A homeless man was caught on camera dumping mounds of trash at the foot of the nation’s oldest Holocaust memorial in Philadelphia — just days after a huge swastika was discovered spray-painted on a wall next to the site.
The most recent instance of vandalism targeting the Horowitz-Wasserman Holocaust Memorial Plaza in the heart of Philadelphia occurred around 11:30 a.m. Tuesday, when a surveillance video captured a bearded man wearing a black beanie and carrying a backpack tossing piles of refuse from a garbage bin and a black trash bag on the snow-covered ground surrounding the memorial.
“It’s very upsetting to see another tide of hate,” Eszter Kutas, executive director of the Philadelphia Holocaust Remembrance Foundation, which manages the memorial, told NBC Philadelphia.
Kutas said the culprit behind the latest incident appears to be a homeless repeat offender.
“We may have seen this person before causing similar incidents at the Holocaust Memorial Plaza,” she said.

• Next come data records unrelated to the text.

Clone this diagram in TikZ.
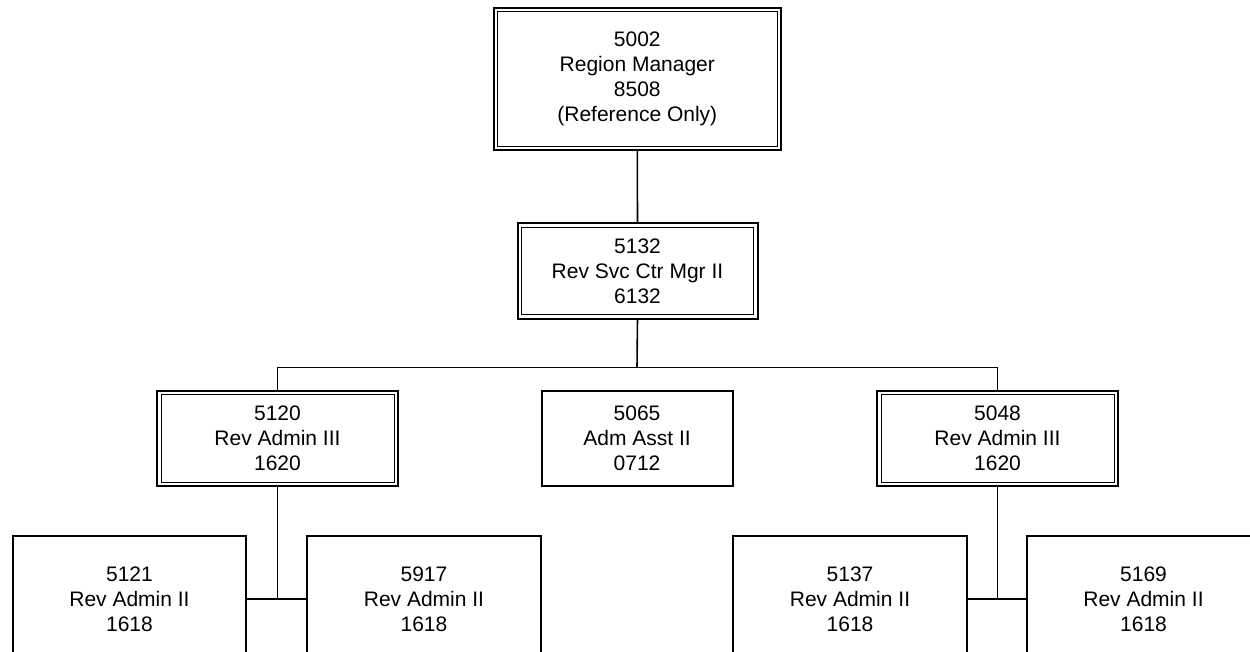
\documentclass[tikz,border=0pt]{standalone}
\usepackage{fontspec}
\setmainfont{Liberation Sans}
\begin{document}
\begin{tikzpicture}[x=1pt,y=-1pt,
  every node/.style={font=\fontsize{21}{25}\selectfont, align=center, inner sep=0pt, outer sep=0pt},
  sbox/.style={draw, line width=2pt},
  dbox/.style={draw, line width=2pt},
  innerline/.style={line width=1pt},
  link/.style={line width=1.6pt},
  lvltop/.style={minimum width=287.5pt, minimum height=142.5pt},
  lvlmid/.style={minimum width=241pt, minimum height=95.5pt},
  lvlbot/.style={minimum width=233.5pt, minimum height=127pt}]
\useasboundingbox (0,0) rectangle (1250,652);
\clip (0,0) rectangle (1250,652);

% positions
\node[dbox, lvltop] (r5002) at (637.3,78.8) {5002\\Region Manager\\8508\\(Reference Only)};
\node[dbox, minimum width=240pt, minimum height=95pt] (r5132) at (637.5,271) {5132\\Rev Svc Ctr Mgr II\\6132};
\node[dbox, lvlmid] (r5120) at (277.5,438.3) {5120\\Rev Admin III\\1620};
\node[sbox, minimum width=191pt, minimum height=95pt] (r5065) at (637,438.5) {5065\\Adm Asst II\\0712};
\node[dbox, lvlmid] (r5048) at (997.5,438.3) {5048\\Rev Admin III\\1620};
\node[sbox, lvlbot] (r5121) at (129.5,599) {5121\\Rev Admin II\\1618};
\node[sbox, lvlbot] (r5917) at (424,599) {5917\\Rev Admin II\\1618};
\node[sbox, lvlbot] (r5137) at (850,599) {5137\\Rev Admin II\\1618};
\node[sbox, lvlbot] (r5169) at (1143.5,599) {5169\\Rev Admin II\\1618};

% inner frame of the double-bordered positions
\foreach \n in {r5002,r5132,r5120,r5048}
  \draw[innerline] ([shift={(4pt,-4pt)}]\n.north west) rectangle ([shift={(-4pt,4pt)}]\n.south east);

% reporting lines
\coordinate (bus) at (637,367.3);
\draw[link] (r5002.south) -- (r5132.north);
\draw[link] (r5132.south) -- (bus);
\draw[link] (r5120.north) -- (r5120.north |- bus) -- (r5048.north |- bus) -- (r5048.north);
\draw[link] (r5121.east) -- (r5917.west);
\draw[link] (r5120.south) -- (r5120.south |- r5121.east);
\draw[link] (r5137.east) -- (r5169.west);
\draw[link] (r5048.south) -- (r5048.south |- r5137.east);
\end{tikzpicture}
\end{document}
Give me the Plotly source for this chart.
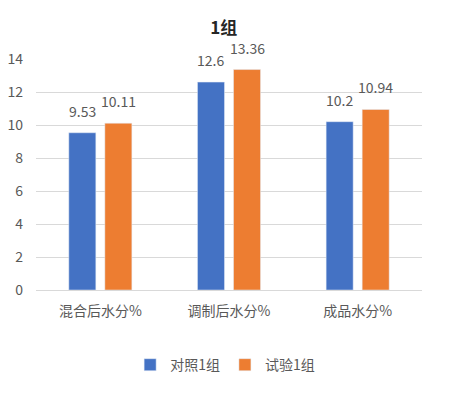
import plotly.graph_objects as go

categories = ["混合后水分%", "调制后水分%", "成品水分%"]
control_vals = [9.53, 12.6, 10.2]
trial_vals = [10.11, 13.36, 10.94]
series_names = ["对照1组", "试验1组"]
y_ticks = [0, 2, 4, 6, 8, 10, 12, 14]

font_family = "Noto Sans CJK SC, Noto Sans, sans-serif"
gray = "#595959"

fig = go.Figure()
fig.add_trace(go.Bar(x=categories, y=control_vals, name=series_names[0],
                     marker_color="#4472C4", offsetgroup="a"))
fig.add_trace(go.Bar(x=categories, y=trial_vals, name=series_names[1],
                     marker_color="#ED7D31", offsetgroup="b"))

# value labels (annotations so they are not shrunk to bar width)
for i, cat in enumerate(categories):
    for vals, xs in ((control_vals, -0.14), (trial_vals, 0.14)):
        fig.add_annotation(x=i + xs, y=vals[i], xref="x", yref="y",
                           text=str(vals[i]), showarrow=False, yshift=22,
                           font=dict(size=14, color=gray))

fig.update_layout(
    width=450, height=393,
    margin=dict(l=36, r=28, t=59, b=101),
    paper_bgcolor="white", plot_bgcolor="white",
    font=dict(family=font_family, color=gray, size=13),
    title=dict(text="<b>1组</b>", x=0.497, xanchor="center", y=1 - 28/393, yanchor="middle",
               font=dict(size=17, color="#262626")),
    barmode="group", bargap=0.44, bargroupgap=0.25,
    showlegend=True,
    legend=dict(orientation="h", x=0.49, xanchor="center", y=-0.325, yanchor="middle",
                itemwidth=30, font=dict(size=14, color=gray)),
    xaxis=dict(showgrid=False, showline=True, linecolor="#D9D9D9", ticks="",
               tickfont=dict(size=14, color=gray), ticklabelstandoff=8, automargin=False),
    yaxis=dict(range=[0, 14], tickvals=y_ticks, showgrid=True, gridcolor="#D9D9D9",
               zeroline=False, ticks="", tickfont=dict(size=14, color=gray),
               ticklabelstandoff=12, automargin=False),
)

fig.write_html("out.html")
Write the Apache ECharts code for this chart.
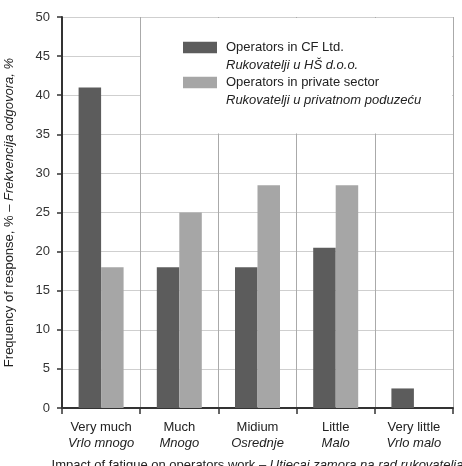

Less than three days earlier, on Sunday morning, a masked hatemonger was caught on video spray-painting a green swastika measuring 2 feet by 2 feet on a wall of the Verizon building that is adjacent to the Holocaust remembrance site on Arch Street.
The suspected vandal was described in a police press release as an “unknown male” who was last seen wearing a dark, possibly brown, jacket with a white stripe across the chest and down the arms.
Kutas said she does not believe the back-to-back criminal acts targeting the memorial are linked.
“I don’t see a direct connection between the two, unless we think about the larger…context in which we see rising antisemitism affecting the American community,” she said.
Both incidents are now being investigated by the Philadelphia Police Department.
The Philadelphia memorial, the oldest public Holocaust monument in the US, was first erected in 1964 and redesigned in 2018.
It bears the name of Holocaust survivor Sam Wasserman, the late grandfather of David Adelman, the billionaire co-owner of the Philadelphia 76ers.
Adelman announced on Instagram earlier this week that he was teaming up with the Citizens Crime Commission to offer a $25,000 reward for information leading to an arrest in the swastika vandalism.
“To know that a plaza, that was named for my grandfather, a Holocaust survivor, was vandalized with such hate, proves just how much these types of memorials and educational opportunities are needed and the compassion still lacking in our communities,” Adelman wrote.
“This is heartbreakingly one of many acts of antisemitism that is part of a staggering spike in anti-Jewish hatred in Philadelphia and across the country,” the businessman added.
According to the latest data from the Anti-Defamation League, domestic antisemitic attacks jumped 360% since the start of the war between Israel and Hamas on Oct. 7.
“The continued vandalism at and around Wasserman Holocaust Memorial Plaza is shameful and disgraceful,” Andrew Goretsky, regional director of ADL Philadelphia, said in a statement on X.
“Wasserman Holocaust Memorial Plaza is a reminder of what happens when too many in society accept antisemitism and hatred as easy solutions to difficult issues,” Goretsky continued. “We can never forget the lessons of the Holocaust. Everyone must speak out and condemn those who spread hate in our community to help us push back the tides of antisemitism.”